= Action (UML) =

In the Unified Modeling Language, an action
is a named element that is the fundamental unit of executable functionality. Actions take a set of inputs, which may be empty, and convert them to a set of outputs, which in turn may also be empty.

The execution of an action represents some transformation or processing in the modeled system. An action execution represents the run-time behavior of executing an action within a specific behavior execution. All action executions will be executions of specific kinds of actions because action is an abstract class. When the action executes, and what its actual inputs are, is determined by the concrete action and the behaviors in which it is used.

An action is the specification of an executable statement and is the fundamental unit of processing or behavior in an activity node that represents some transformation in the modeled system.
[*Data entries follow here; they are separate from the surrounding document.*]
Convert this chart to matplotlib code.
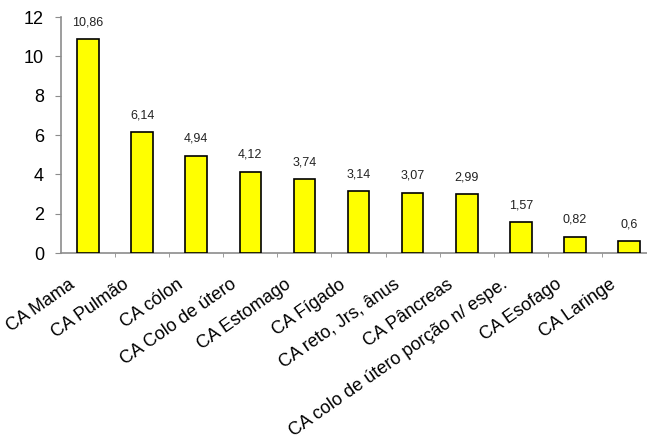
import numpy as np
import matplotlib.pyplot as plt
from matplotlib.transforms import ScaledTranslation

categories = ['CA Mama', 'CA Pulmão', 'CA cólon', 'CA Colo de útero', 'CA Estomago',
              'CA Fígado', 'CA reto, Jrs, ânus', 'CA Pâncreas',
              'CA colo de útero porção n/ espe.', 'CA Esofago', 'CA Laringe']
values = [10.86, 6.14, 4.94, 4.12, 3.74, 3.14, 3.07, 2.99, 1.57, 0.82, 0.6]
value_labels = ['10,86', '6,14', '4,94', '4,12', '3,74', '3,14', '3,07', '2,99', '1,57', '0,82', '0,6']

plt.rcParams['font.family'] = ['Liberation Sans', 'DejaVu Sans']
axis_color = '#8c8c8c'

fig = plt.figure(figsize=(6.47, 4.43), dpi=100)
# axis runs past the right edge of the picture, like the original
ax = fig.add_axes([61 / 647, 190 / 443, 595 / 647, 236 / 443])

x = np.arange(len(categories))
ax.bar(x, values, width=0.4, color='#ffff00', edgecolor='black', linewidth=1.2, zorder=3)

for xi, v, lab in zip(x, values, value_labels):
    ax.annotate(lab, (xi, v), xytext=(0, 8), textcoords='offset points',
                ha='center', va='bottom', fontsize=9, color='#222222')

ax.set_xlim(-0.5, len(categories) - 0.5)
ax.set_ylim(0, 12)
ax.set_yticks(range(0, 13, 2))
ax.tick_params(axis='y', labelsize=13, colors=axis_color, labelcolor='black',
               length=4.3, pad=8, direction='out')

ax.set_xticks(x)
ax.set_xticklabels(categories, rotation=35, ha='right', va='top', rotation_mode='anchor',
                   fontsize=13)
ax.set_xticks(np.arange(len(categories)) + 0.5, minor=True)
ax.tick_params(axis='x', which='major', length=0, pad=16.5)
ax.tick_params(axis='x', which='minor', length=3, colors=axis_color, direction='out')

# shift the slanted labels a bit to the left of the bar centres
shift = ScaledTranslation(-0.2, 0, fig.dpi_scale_trans)
for lab in ax.get_xticklabels():
    lab.set_transform(lab.get_transform() + shift)

for side in ['top', 'right']:
    ax.spines[side].set_visible(False)
for side in ['left', 'bottom']:
    ax.spines[side].set_color(axis_color)
    ax.spines[side].set_linewidth(1.2)

fig.savefig('out.png', dpi=100)
plt.close()
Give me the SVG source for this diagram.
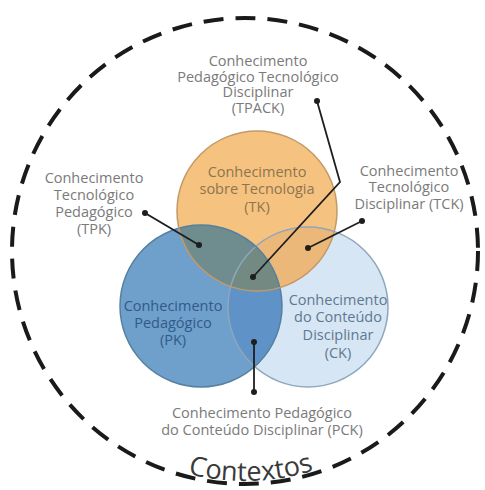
<svg xmlns="http://www.w3.org/2000/svg" width="485" height="490" viewBox="0 0 485 490">
<defs>
<style>
.lbl{font-family:"Open Sans","Noto Sans","DejaVu Sans",sans-serif;font-size:14.5px;fill:#7a7a7a;text-anchor:middle}
.tk{fill:#8d7550}
.pk{fill:#2f5b88}
.ck{fill:#5f7890}
.lead{fill:none;stroke:#1e1e1e;stroke-width:1.8;marker-start:url(#dot);marker-end:url(#dot)}
.ring{fill:none;stroke-width:1.5}
</style>
<marker id="dot" viewBox="-4 -4 8 8" markerWidth="8" markerHeight="8" markerUnits="userSpaceOnUse" refX="0" refY="0"><circle r="3" fill="#1e1e1e"/></marker>
<clipPath id="cTK"><circle cx="257" cy="211" r="80"/></clipPath>
<clipPath id="cPK"><circle cx="201" cy="306" r="81"/></clipPath>
<clipPath id="cCK"><circle cx="308" cy="307" r="80"/></clipPath>
</defs>
<rect width="485" height="490" fill="#ffffff"/>
<g id="contextos">
<circle cx="245" cy="251" r="233" fill="none" stroke="#1a1a1a" stroke-width="4" stroke-dasharray="20 12"/>
<path id="ctxArc" d="M130,450.2 A230,230 0 0,0 360,450.2" fill="none"/>
<text font-family="'Open Sans','Noto Sans',sans-serif" font-size="27" fill="#3a3a3a" text-anchor="middle"><textPath href="#ctxArc" startOffset="52.5%">Contextos</textPath></text>
</g>
<g id="ck">
<circle cx="308" cy="307" r="80" fill="#d6e6f4"/>
</g>
<g id="pk">
<circle cx="201" cy="306" r="81" fill="#6f9fcb"/>
</g>
<g id="tk">
<circle cx="257" cy="211" r="80" fill="#f5c27f"/>
</g>
<g id="pck">
<circle cx="201" cy="306" r="81" fill="#5f93c8" clip-path="url(#cCK)"/>
</g>
<g id="tck">
<circle cx="257" cy="211" r="80" fill="#ecb879" clip-path="url(#cCK)"/>
</g>
<g id="tpk">
<circle cx="257" cy="211" r="80" fill="#6f8c8e" clip-path="url(#cPK)"/>
</g>
<g id="tpack">
<g clip-path="url(#cCK)"><circle cx="257" cy="211" r="80" fill="#728a82" clip-path="url(#cPK)"/></g>
</g>
<g id="outlines">
<circle class="ring" cx="308" cy="307" r="80" stroke="#8fa6bb"/>
<circle class="ring" cx="201" cy="306" r="81" stroke="#56809f"/>
<circle class="ring" cx="257" cy="211" r="80" stroke="#c29a68"/>
</g>
<g id="labels-inner">
<text class="lbl tk" x="257" y="177">Conhecimento</text>
<text class="lbl tk" x="257" y="194">sobre Tecnologia</text>
<text class="lbl tk" x="257" y="212">(TK)</text>
<text class="lbl pk" x="173" y="311">Conhecimento</text>
<text class="lbl pk" x="173" y="328">Pedagógico</text>
<text class="lbl pk" x="173" y="345">(PK)</text>
<text class="lbl ck" x="338" y="305">Conhecimento</text>
<text class="lbl ck" x="338" y="322">do Conteúdo</text>
<text class="lbl ck" x="338" y="340">Disciplinar</text>
<text class="lbl ck" x="338" y="358">(CK)</text>
</g>
<g id="label-tpack">
<text class="lbl" x="258" y="66">Conhecimento</text>
<text class="lbl" x="258" y="81.5">Pedagógico Tecnológico</text>
<text class="lbl" x="258" y="97">Disciplinar</text>
<text class="lbl" x="258" y="112.5">(TPACK)</text>
</g>
<g id="label-tpk">
<text class="lbl" x="94" y="183">Conhecimento</text>
<text class="lbl" x="94" y="200">Tecnológico</text>
<text class="lbl" x="94" y="217">Pedagógico</text>
<text class="lbl" x="94" y="234">(TPK)</text>
</g>
<g id="label-tck">
<text class="lbl" x="409" y="176">Conhecimento</text>
<text class="lbl" x="409" y="192">Tecnológico</text>
<text class="lbl" x="409" y="209">Disciplinar (TCK)</text>
</g>
<g id="label-pck">
<text class="lbl" x="262" y="418">Conhecimento Pedagógico</text>
<text class="lbl" x="262" y="435">do Conteúdo Disciplinar (PCK)</text>
</g>
<g id="connectors">
<polyline class="lead" points="317,101 340,182 253,277"/>
<line class="lead" x1="145" y1="213" x2="199" y2="245"/>
<line class="lead" x1="362" y1="221" x2="308" y2="248"/>
<line class="lead" x1="254" y1="392" x2="254" y2="342"/>
</g>
</svg>
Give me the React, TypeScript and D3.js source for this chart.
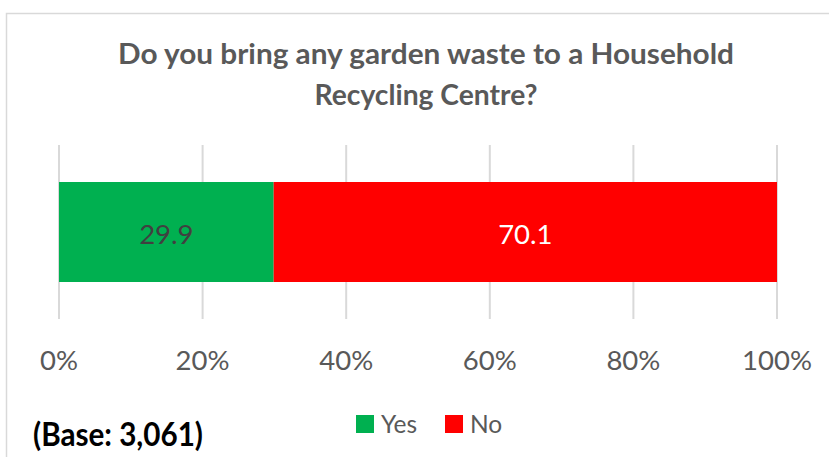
import React from "react";
import * as d3 from "d3";

const seriesNames = ["Yes", "No"];
const seriesValues = [29.9, 70.1];
const seriesColors = ["#00B050", "#FF0000"];
const labelColors = ["#404040", "#FFFFFF"];
const tickValues = [0, 20, 40, 60, 80, 100];
const titleLines = ["Do you bring any garden waste to a Household", "Recycling Centre?"];
const baseNote = "(Base: 3,061)";

const W = 829;
const H = 457;

export default function App() {
  const x = d3.scaleLinear().domain([0, 100]).range([59, 777]);
  const barTop = 182;
  const barH = 100;
  const stacked = seriesValues.map((v, i) => {
    const start = d3.sum(seriesValues.slice(0, i));
    return { name: seriesNames[i], v, start, end: start + v, color: seriesColors[i], lc: labelColors[i] };
  });
  const font = "Lato, 'Open Sans', sans-serif";
  const titleLens = [616, 223];
  return (
    <svg width={W} height={H} style={{ position: "absolute", left: 0, top: 0, display: "block" }}>
      <rect x={0} y={0} width={W} height={H} fill="#fff" />
      <rect x={6.5} y={13.5} width={W + 10} height={H + 10} fill="none" stroke="#D9D9D9" strokeWidth={1.5} />
      {titleLines.map((t, i) => (
        <text key={i} x={426} y={64 + i * 41} textAnchor="middle" fontFamily={font} fontWeight={700} fontSize={29} fill="#595959"
          textLength={titleLens[i]} lengthAdjust="spacingAndGlyphs">
          {t}
        </text>
      ))}
      {tickValues.map((t) => (
        <line key={t} x1={x(t)} x2={x(t)} y1={145} y2={319} stroke="#D9D9D9" strokeWidth={2} />
      ))}
      {stacked.map((s) => (
        <rect key={s.name} x={x(s.start)} y={barTop} width={x(s.end) - x(s.start)} height={barH} fill={s.color} />
      ))}
      {stacked.map((s) => (
        <text key={s.name + "l"} x={(x(s.start) + x(s.end)) / 2} y={243.5} textAnchor="middle" fontFamily={font} fontSize={27.5} fill={s.lc}>
          {s.v.toFixed(1)}
        </text>
      ))}
      {tickValues.map((t) => (
        <text key={t + "t"} x={x(t)} y={370} textAnchor="middle" fontFamily={font} fontSize={27.5} fill="#595959">
          {t}%
        </text>
      ))}
      {/* legend */}
      <rect x={356} y={415} width={18} height={18} fill={seriesColors[0]} />
      <text x={381} y={433} fontFamily={font} fontSize={24.5} fill="#595959">{seriesNames[0]}</text>
      <rect x={445} y={415} width={18} height={18} fill={seriesColors[1]} />
      <text x={470} y={433} fontFamily={font} fontSize={24.5} fill="#595959">{seriesNames[1]}</text>
      <text x={33} y={445.5} fontFamily={font} fontWeight={700} fontSize={32} fill="#000" textLength={170} lengthAdjust="spacingAndGlyphs">
        {baseNote}
      </text>
    </svg>
  );
}
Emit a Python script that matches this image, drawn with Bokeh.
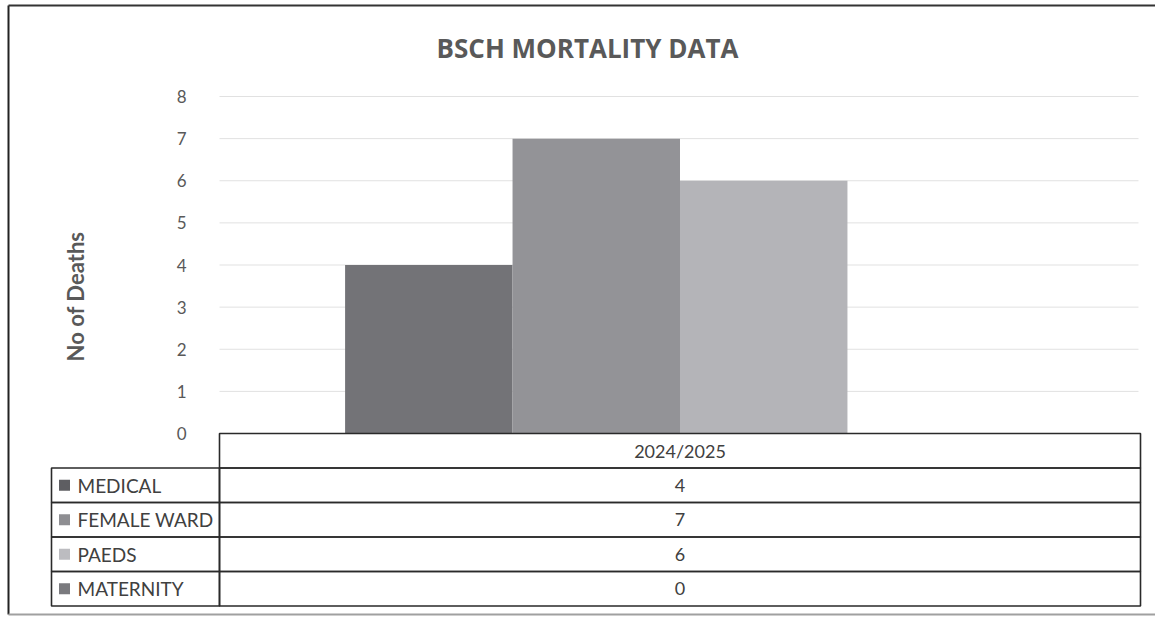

An action forms an abstraction of a computational procedure which is an atomic execution and therefore completes without interruption. An action is considered to take zero time and cannot be interrupted. In contrast, an activity is a more complex collection of behavior that may run for a long duration. An activity may be interrupted by events, in which case it does not run to completion.

An action is a result of a system state change and is realized by sending a message to an object or modifying a link or a value of an attribute.

An action may receive inputs in the form of control flows and object flows (the latter via input pins) and passes the results of its processing or transformations to one or more outgoing control flows or object flows (the latter via output pins) and onto downstream nodes.

Execution of the action cannot begin until all its prerequisites are satisfied. All incoming control flows have control tokens and all input pins have object tokens.

An action refers to the suite of rules and policies associated with a state machine state, and is represented as an object method.

Actions are contained within and are provided context by activities.

An action behavior accompanies a transition event.

==Action types==
- On Entry: occurs when an activity is entered.
- Do: occurs while an activity is occurring. These are the steps within the activity.
- On Exit: occurs when you leave an activity.
- On Event: occurs upon a specific event.